I have a confession to make. As a teenager in between my reading of Stephen King and Christopher Pike, I read the maudlin tales of Lurlene McDaniel. These tearjerkers all had the same thing in common--someone died--usually of some horrific cancer that the character struggles through while the supporting characters rally around her.

What does this have to do with John Green's newest book, The Fault in Our Stars, you ask? Simply that the main character, Hazel, is a cancer kid. That alone would have made me want to read it, but then add in that it's John Green (and as some may know--pretty much all teen librarians love John Green), and it's set in Indianapolis (I'm an uprooted Hoosier). I had to read it. I figured it would be a hard read for me to do right now for reasons I'm not going into, I decided to try and if it became too upsetting, I'd stop. I didn't have to stop. I read it all day yesterday.

Hazel is a sixteen year old teen who has thyroid cancer that has metastasized to her lungs.
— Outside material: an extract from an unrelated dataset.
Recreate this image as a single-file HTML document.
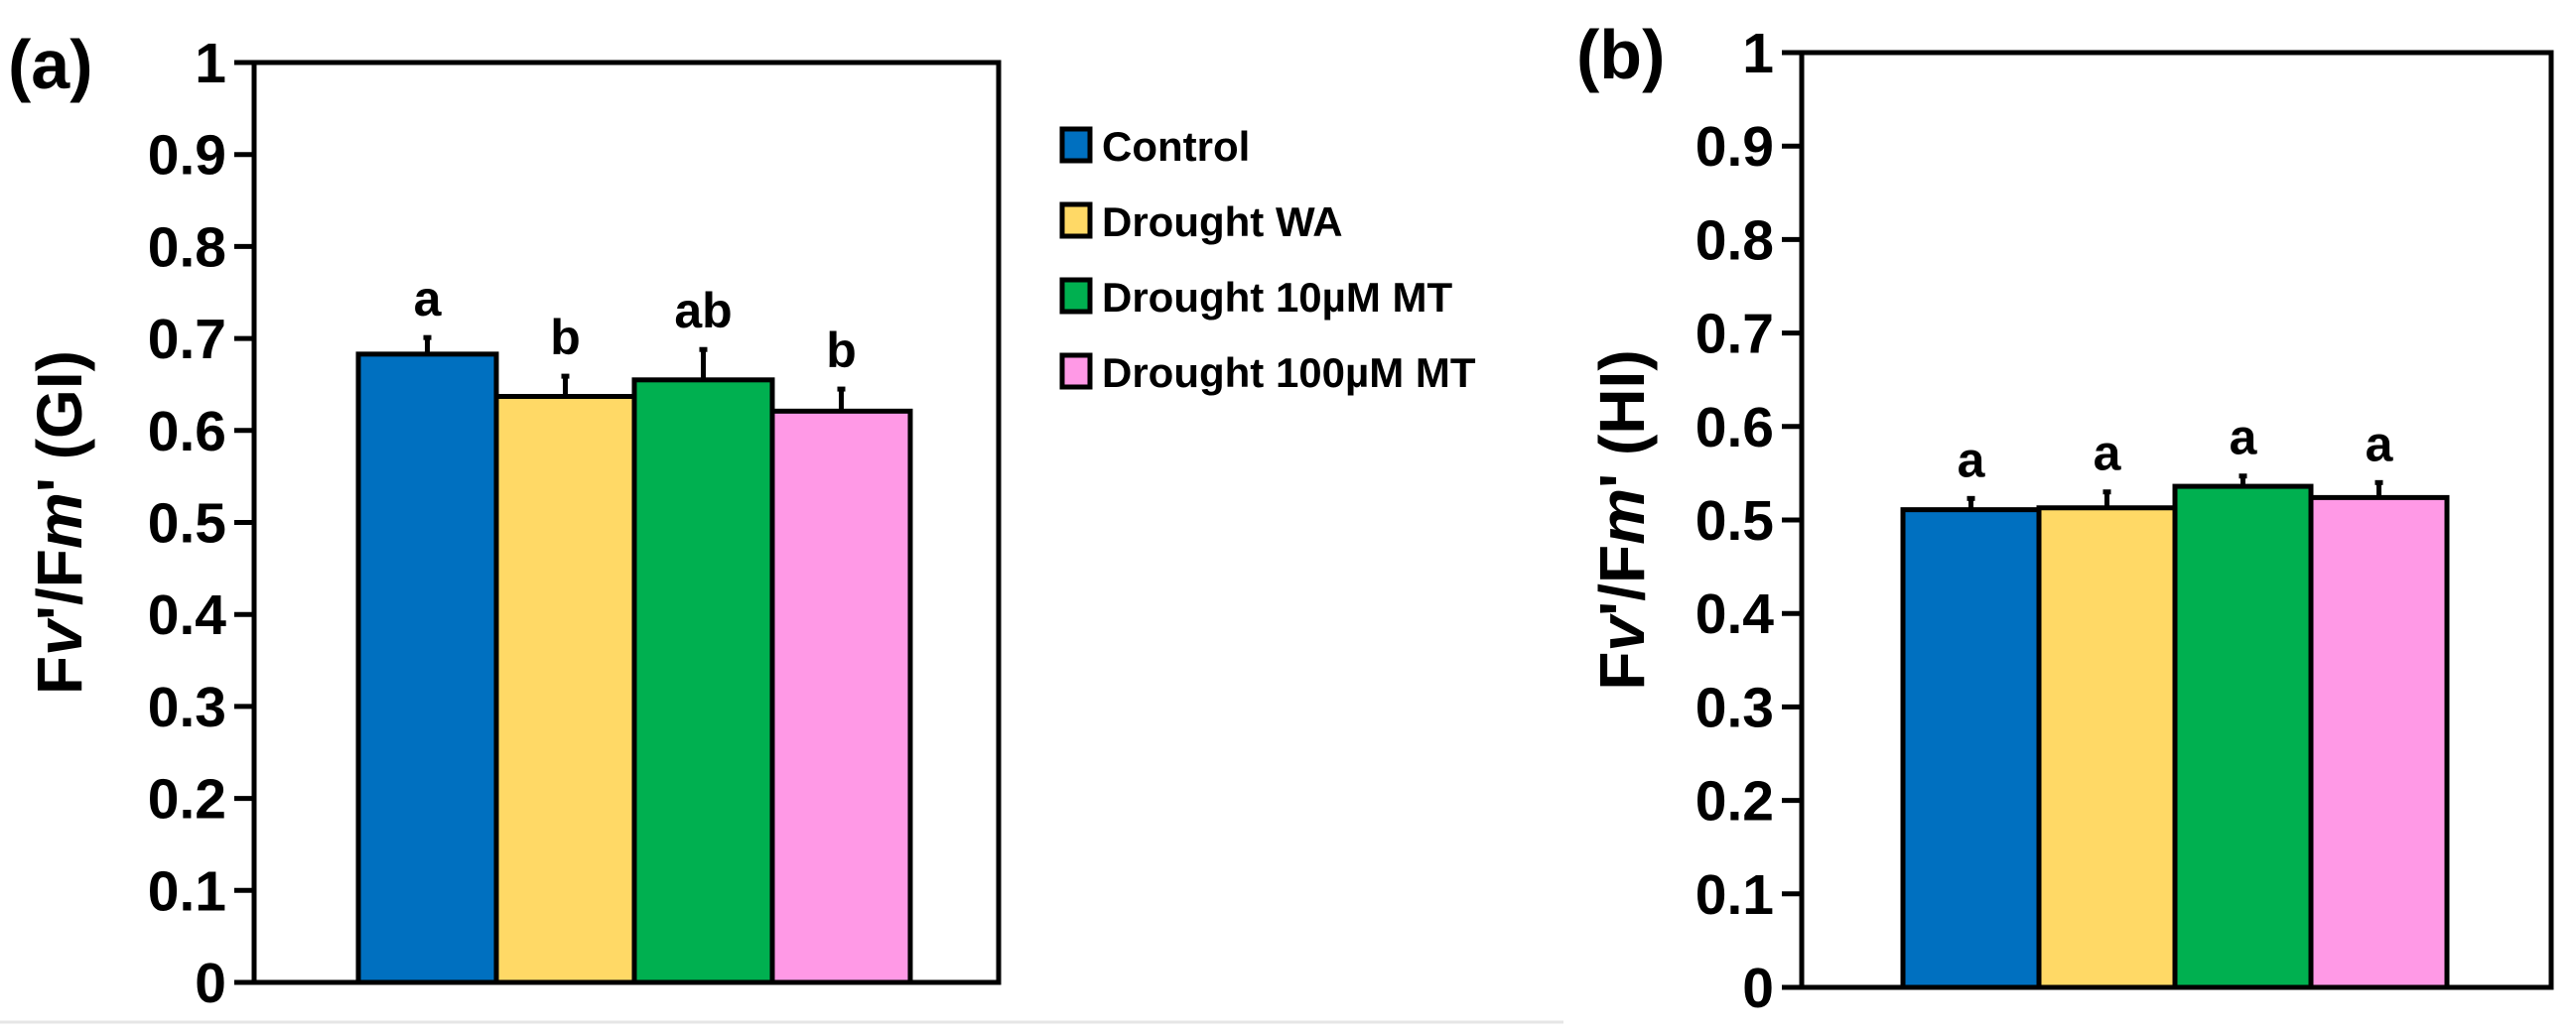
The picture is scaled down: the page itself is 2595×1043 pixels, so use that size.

She lugs around an oxygen tank because as she puts it her lungs suck at being lungs. Her mother forces her to attend a support group for cancer kids. She's been terminal for three years and has accepted that her cancer is going to be the death of her. But then she meets Augustus at the support group. He lost part of a leg to bone cancer. He only came to support his friend Isaac who is losing his only functioning eye to cancer, but when he sees Hazel he can't look away. He calls her Hazel Grace and compares her to Natalie Portman in V for Vendetta. They begin a friendship with tentative flirting and then a full fledged romance that is doomed from the start.
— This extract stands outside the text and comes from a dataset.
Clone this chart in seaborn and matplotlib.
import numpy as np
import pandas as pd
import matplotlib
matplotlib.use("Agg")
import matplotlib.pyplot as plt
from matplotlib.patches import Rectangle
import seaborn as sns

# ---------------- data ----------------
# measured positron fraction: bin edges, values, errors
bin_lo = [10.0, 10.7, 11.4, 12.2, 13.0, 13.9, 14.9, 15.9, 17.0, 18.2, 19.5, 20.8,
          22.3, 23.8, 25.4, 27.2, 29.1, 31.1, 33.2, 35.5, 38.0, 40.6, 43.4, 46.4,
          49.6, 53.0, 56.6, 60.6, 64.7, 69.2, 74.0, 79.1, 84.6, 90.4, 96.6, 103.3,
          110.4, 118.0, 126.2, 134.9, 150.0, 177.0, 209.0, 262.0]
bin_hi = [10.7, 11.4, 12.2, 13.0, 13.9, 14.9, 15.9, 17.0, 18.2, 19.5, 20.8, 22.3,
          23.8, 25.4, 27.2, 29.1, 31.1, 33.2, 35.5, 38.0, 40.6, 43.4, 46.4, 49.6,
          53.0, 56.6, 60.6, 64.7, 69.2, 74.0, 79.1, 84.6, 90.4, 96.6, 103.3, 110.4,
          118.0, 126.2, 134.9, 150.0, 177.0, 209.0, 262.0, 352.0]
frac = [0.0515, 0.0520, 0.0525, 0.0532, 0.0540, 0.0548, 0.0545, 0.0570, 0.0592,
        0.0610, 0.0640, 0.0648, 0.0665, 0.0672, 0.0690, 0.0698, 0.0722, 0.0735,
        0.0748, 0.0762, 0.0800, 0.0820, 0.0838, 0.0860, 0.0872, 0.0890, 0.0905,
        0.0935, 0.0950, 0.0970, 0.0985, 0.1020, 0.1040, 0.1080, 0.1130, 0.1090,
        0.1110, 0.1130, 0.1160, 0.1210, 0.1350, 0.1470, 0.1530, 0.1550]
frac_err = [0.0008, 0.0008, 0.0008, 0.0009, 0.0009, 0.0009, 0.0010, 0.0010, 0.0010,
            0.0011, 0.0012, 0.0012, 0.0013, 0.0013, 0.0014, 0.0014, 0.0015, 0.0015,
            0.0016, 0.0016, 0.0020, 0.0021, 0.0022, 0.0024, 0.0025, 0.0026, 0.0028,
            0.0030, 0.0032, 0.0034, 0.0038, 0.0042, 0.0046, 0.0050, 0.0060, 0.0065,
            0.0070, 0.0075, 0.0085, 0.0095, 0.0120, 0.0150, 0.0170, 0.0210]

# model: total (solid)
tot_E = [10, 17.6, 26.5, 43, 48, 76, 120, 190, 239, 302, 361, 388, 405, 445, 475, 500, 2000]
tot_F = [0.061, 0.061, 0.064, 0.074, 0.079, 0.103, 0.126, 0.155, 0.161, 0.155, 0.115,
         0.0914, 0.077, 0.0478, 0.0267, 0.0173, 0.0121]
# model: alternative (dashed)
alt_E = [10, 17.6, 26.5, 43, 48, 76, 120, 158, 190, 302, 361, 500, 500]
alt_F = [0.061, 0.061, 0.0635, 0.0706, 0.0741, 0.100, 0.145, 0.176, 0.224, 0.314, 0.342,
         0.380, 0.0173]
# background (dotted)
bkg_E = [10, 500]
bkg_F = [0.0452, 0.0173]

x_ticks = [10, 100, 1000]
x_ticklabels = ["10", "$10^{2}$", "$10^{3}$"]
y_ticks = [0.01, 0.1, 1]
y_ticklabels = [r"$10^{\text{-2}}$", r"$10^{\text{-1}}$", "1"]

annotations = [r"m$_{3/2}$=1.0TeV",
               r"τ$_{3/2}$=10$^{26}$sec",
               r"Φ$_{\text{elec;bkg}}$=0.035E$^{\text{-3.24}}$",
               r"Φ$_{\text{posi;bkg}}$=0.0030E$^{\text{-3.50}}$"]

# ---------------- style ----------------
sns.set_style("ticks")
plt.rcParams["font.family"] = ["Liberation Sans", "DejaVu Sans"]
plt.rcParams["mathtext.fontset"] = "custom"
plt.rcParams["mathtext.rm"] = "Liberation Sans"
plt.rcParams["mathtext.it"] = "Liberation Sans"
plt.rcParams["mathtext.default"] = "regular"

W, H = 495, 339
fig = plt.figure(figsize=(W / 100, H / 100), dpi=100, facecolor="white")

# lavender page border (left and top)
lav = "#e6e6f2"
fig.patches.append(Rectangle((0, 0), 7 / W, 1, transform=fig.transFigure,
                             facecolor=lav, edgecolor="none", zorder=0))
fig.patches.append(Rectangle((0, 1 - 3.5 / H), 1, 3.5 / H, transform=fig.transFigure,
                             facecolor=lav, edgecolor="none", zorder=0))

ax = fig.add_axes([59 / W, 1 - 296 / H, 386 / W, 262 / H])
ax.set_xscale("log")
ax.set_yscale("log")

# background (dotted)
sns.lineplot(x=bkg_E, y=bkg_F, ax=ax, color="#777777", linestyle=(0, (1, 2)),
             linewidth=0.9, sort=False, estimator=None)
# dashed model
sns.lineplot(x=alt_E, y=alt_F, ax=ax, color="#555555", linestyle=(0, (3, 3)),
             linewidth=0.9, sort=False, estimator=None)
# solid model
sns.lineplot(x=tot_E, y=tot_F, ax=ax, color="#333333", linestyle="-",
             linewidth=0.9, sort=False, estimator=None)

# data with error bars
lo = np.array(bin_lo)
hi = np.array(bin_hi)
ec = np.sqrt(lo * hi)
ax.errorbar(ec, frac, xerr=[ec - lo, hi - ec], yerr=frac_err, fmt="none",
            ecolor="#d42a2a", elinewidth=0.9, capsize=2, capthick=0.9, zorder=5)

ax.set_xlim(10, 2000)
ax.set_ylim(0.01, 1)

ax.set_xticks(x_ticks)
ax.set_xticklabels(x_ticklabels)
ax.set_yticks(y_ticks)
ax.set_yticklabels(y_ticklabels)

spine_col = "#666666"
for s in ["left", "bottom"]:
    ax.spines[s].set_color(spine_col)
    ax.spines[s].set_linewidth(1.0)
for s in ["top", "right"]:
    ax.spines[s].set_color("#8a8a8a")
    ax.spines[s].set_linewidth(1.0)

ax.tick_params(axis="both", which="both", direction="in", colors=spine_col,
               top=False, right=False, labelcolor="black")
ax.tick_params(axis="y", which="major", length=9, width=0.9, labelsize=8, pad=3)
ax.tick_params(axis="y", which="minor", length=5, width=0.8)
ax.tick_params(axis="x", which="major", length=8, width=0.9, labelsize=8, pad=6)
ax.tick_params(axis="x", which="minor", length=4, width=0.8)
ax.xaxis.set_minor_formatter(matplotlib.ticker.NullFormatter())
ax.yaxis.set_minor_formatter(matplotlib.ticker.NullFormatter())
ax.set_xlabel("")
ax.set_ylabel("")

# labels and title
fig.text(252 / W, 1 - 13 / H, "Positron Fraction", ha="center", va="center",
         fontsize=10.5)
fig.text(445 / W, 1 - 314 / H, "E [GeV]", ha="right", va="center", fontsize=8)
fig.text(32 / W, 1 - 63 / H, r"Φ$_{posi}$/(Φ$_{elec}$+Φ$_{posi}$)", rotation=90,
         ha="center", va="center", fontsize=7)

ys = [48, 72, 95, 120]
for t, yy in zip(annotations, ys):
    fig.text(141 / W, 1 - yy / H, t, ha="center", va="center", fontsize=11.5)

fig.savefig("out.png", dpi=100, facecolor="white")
I figured that I would know how the story ends before it even began, but I was pleasantly wrong. Hazel and Augustus are the type of intellectual teens that banter back and forth about book quotes or philosophical issues that only facing death truly brings up in conversation. They poke fun at the maudlin cancer kid problem novels. And yes, this is a cancer kid problem novel at the heart of it, but it's hilariously funny and bitterly sad at the same time. Only a truly talented author can balance that fine line. As someone from Indy, I have to say that I knew exactly where they were throughout the book, which tickled me to death. The side storyline trip to Amsterdam to meet a reclusive author as their Wish was a mixed bag for me. I enjoyed all of it, but it felt like it was tacked on because the author got a grant of some sort to write about it. It wasn't necessary to the story for me, but that doesn't mean that I didn't enjoy it because I did.

And for those people who are wondering if this is a massive tearjerker--it wasn't for me. I choked up when Hazel compares herself to a grenade and that she wanted to save others from the collateral damage of knowing her. I choked up when her father spoke to her about his love for her (FYI--awesome parents in this book all around. I love that the parents were real!!). But for the rest of the sad parts, I didn't really get upset as a reader. That says a lot for me since I tear up at the mention of anything sad usually. Now that I said that--I hope the other teen librarians who have read this book will chime in with their take on the book. I know that there are at least two or three in our libraries that have read it too, so I'll see if they'll post their thoughts here as well!

Some reviews are saying that this is John Green's best yet, but I still favor Looking for Alaska over this one. It's a second place for me. Still fabulous and highly recommended--I just wanted a little more. This book is for those realistic fiction readers looking for some fun dialogue, great characters, and a bit of sadness thrown in.